## TASK DIRECTIONS
Please restate, exactly as written, the lines running from the beginning of the material through the line that has "from matplotlib.lines import Line2D" in it.

## SUPPLIED DATA
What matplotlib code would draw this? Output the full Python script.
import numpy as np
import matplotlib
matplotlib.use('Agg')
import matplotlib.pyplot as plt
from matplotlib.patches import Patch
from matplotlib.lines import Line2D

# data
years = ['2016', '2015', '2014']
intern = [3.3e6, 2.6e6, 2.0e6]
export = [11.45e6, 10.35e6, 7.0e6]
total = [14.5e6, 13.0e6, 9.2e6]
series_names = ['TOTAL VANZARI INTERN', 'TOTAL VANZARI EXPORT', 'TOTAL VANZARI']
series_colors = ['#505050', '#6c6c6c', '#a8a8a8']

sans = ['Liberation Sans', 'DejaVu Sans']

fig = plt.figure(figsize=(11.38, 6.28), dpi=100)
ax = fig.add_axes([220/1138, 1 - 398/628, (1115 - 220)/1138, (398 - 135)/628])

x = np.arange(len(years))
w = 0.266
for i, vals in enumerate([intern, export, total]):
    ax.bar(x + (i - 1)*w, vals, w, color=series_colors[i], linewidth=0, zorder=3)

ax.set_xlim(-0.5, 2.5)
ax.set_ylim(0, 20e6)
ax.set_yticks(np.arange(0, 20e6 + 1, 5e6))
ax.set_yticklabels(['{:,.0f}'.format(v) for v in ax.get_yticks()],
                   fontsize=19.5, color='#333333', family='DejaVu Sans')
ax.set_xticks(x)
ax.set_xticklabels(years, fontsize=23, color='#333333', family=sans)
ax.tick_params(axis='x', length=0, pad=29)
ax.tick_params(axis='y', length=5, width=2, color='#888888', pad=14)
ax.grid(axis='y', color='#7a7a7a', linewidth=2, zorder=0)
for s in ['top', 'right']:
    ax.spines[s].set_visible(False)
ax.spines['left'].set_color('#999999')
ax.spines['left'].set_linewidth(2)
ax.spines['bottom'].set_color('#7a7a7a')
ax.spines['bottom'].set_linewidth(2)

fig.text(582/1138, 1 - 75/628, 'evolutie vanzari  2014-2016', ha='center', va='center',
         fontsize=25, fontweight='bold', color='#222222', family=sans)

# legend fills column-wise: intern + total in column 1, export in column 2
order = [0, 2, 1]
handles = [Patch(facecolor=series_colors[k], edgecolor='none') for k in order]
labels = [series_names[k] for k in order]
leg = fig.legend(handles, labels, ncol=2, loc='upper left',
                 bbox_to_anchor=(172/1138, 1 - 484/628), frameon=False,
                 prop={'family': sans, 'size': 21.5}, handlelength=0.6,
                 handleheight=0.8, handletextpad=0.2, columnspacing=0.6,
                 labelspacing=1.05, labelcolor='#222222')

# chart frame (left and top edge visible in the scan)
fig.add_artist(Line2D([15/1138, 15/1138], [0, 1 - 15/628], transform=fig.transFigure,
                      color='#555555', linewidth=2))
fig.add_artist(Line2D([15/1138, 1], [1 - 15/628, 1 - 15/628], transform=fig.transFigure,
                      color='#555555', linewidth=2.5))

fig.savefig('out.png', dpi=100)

## FULL ANSWER
What matplotlib code would draw this? Output the full Python script.
import numpy as np
import matplotlib
matplotlib.use('Agg')
import matplotlib.pyplot as plt
from matplotlib.patches import Patch
from matplotlib.lines import Line2D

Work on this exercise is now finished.